Stilos (supplemento letterario de La Sicilia) 02.10.2001
Zosimo, eroe anzi "vinto"

Michele Zosimo, figura a metà tra Ivanhoe e Don Chisciotte più volte ripresa dalla letteratura epica, nel conio di Camilleri nasce ridendo e muore con una risata. E' un calco intenzionale quello nel quale Camilleri ho voluto plasmare il suo contadino-re creandolo non a immagine di un guitto burlesco quanto piuttosto di un eroe disincantato. Zosimo ride infatti del mondo perché è ben consapevole che non potrà cambiarlo, cosciente perciò di poter vivere e condividere con il suo popolo non più che un sogno. "Facci sognare" sembrano invocare i suoi seguaci, avvertiti che è una velleità quello cui possono ardire - non più che una trasgressione alla norma. Camilleri non crede nelle rivolte popolari e nelle "sorti progressive". La sua è una visione lampedusiana della storia, inclinata dal lato della restaurazione e dei poteri costituiti, ciò che pero lo spinge a farsene beffe, a renderli gioco di un giullare di strada, un quisque de populo che dà conto di una impertinenza. Ma c'è di più.
E' vero che Camilleri, riscrivendo la vita di Zosimo, deve tenersi al dato storico circa la caduta del suo regno, ma nulla gli impedirebbe (dopo averlo ingradato in una vita messianica e divinatoria inventata di pianta) di tenere a lungo il contadino-re sul trono cucendogli addosso vicende intrepide e in arsi. Invece lo porto al patibolo poco dopo l'incoronazione, nulla dicendoci di possibili res gestae compiute con il sigillo della maestà, ciò che avrebbe pur circonfuso l'eroe di un dippiù del succés d'estime che l'autore pur procura abbondantemente di accrescergli prima della conquista del trono, non lesinando mezzi per metterlo sotto una luce quanto più favorevole, da eroe scottiano e dumasiano. Si è che Camilleri non vuole dare luogo all'idea di un re siciliano che riesca a regnare e trasceglie la caducità dei conativi sforzi di indipendenza a favore della recursiva insemprazione del dominio straniero.

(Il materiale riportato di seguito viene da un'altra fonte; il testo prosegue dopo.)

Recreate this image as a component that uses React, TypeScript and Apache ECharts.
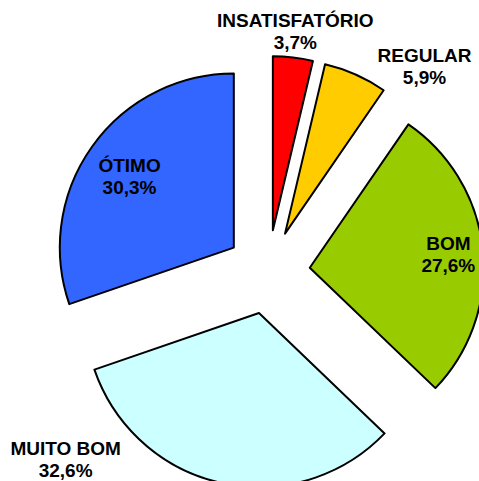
import React, { useEffect, useRef } from "react";
import * as echarts from "echarts";

const categories = ["INSATISFATÓRIO", "REGULAR", "BOM", "MUITO BOM", "ÓTIMO"];
const values = [3.7, 5.9, 27.6, 32.6, 30.3];
const colors = ["#FF0000", "#FFCC00", "#99CC00", "#CCFFFF", "#3366FF"];
// label nudges from the default inside position
const labelNudges: [number, number][] = [
  [12, -109],
  [103, -85],
  [49, -4],
  [-174, 59],
  [-31, -19],
];

export default function App() {
  const ref = useRef<HTMLDivElement>(null);
  useEffect(() => {
    if (!ref.current) return;
    const chart = echarts.init(ref.current, undefined, { renderer: "svg" });
    chart.setOption({
      animation: false,
      backgroundColor: "#ffffff",
      series: [
        {
          type: "pie",
          center: [268, 272],
          radius: 174,
          startAngle: 90,
          clockwise: true,
          selectedMode: "multiple",
          selectedOffset: 42,
          emphasis: { disabled: true },
          itemStyle: { borderColor: "#000000", borderWidth: 2 },
          label: {
            show: true,
            position: "inside",
            color: "#000000",
            fontFamily: "Liberation Sans, Arial, sans-serif",
            fontWeight: "bold",
            fontSize: 19,
            lineHeight: 22,
            align: "center",
            formatter: (p: any) =>
              p.name + "\n" + String(p.value).replace(".", ",") + "%",
          },
          labelLine: { show: false },
          labelLayout: (p: any) => ({
            dx: labelNudges[p.dataIndex][0],
            dy: labelNudges[p.dataIndex][1],
          }),
          data: categories.map((c, i) => ({
            name: c,
            value: values[i],
            selected: true,
            itemStyle: { color: colors[i] },
            select: { itemStyle: { color: colors[i], borderColor: "#000000", borderWidth: 2 } },
          })),
        },
      ],
    });
    return () => chart.dispose();
  }, []);
  return (
    <div
      ref={ref}
      style={{ position: "fixed", left: 0, top: 0, width: 479, height: 481 }}
    />
  );
}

L'unico atto che re Zosimo annuncia è la "nazionalizzazione" dei feudi e la spartizione delle terre ai contadini: è l’atto che lo perde perché la nobiltà locale, che pure preferisce lui ai confiscatori savoiardi, gli gira le spalle e lo spodesta mandandolo sulla forca. Hanno senz'altro spinto Camilleri a frequentare questa direzione i ricordi legati, nell'immediato dopoguerra, al movimento contadino per l'occupazione delle terre, dopo i decreti Gullo e Segni per lo sfruttamento delle terre incolte: movimento giunto a un momentaneo successo (che mise la febbre al mondo contadino e lo spauracchio ai proprietari terrieri) per poi rimanere soffocato in una secca reazione del blocco di potere agrario. Zosimo, al pari, non riesce a rendere esecutivo il suo decreto e veste perciò i panni di Don Chisciotte, che stinge il suo sogno di hidalgo in una denervata clownerie: con la differenza che Camilleri non irride mai il suo eroe dalla trista figura, che prende anzi sul serio fino a parteggiare per lui.
Ma ancor più che con Zosimo Camilleri si identifica con il capitano di giustizia Montaperto, il quale usa al re-contadino ogni onore chiamandolo "maestà" anche nel momento dell'arresto e dicendogli (in una parodia sciasciana che richiama don Mariano e Bellodi): "Siete uomo degno del massimo rispetto", dandogli pure del voi.
Zosimo non è Giufà nell'officina di Camilleri di tipi siciliani. Semmai si voglia vederlo come l'anologon di altre figure di ribelli siciliani di umili e perdenti origini, si può pensare a Polifemo (il primo siciliano che si batte contro gli invasori) e a Ducezio (che guida gli schiavi alla rivolta e si fa anch'egli re) - entro un mondo dove gli eroi popolari siciliani, fino a Giuliano, nascono per vivere e morire da "vinti". Lo stato di perenne sottomissione che aduggia lo spirito di un popolo che nel suo grammelot non coniuga mai il futuro si è calcinato alfine nell'organon dei narratori siciliani, da Verga a Camilleri, il cui orecchio si è messo all'ascolto della risacca per echeggiarne i patemi e le utopie come dolenti contastorie. E Camilleri proprio questo ha fatto elicendo un cuntu dalla storia: è entrato nel castello di Atlante con tutto il suo malaimé di siciliano "vinto" che si cura con i sogni.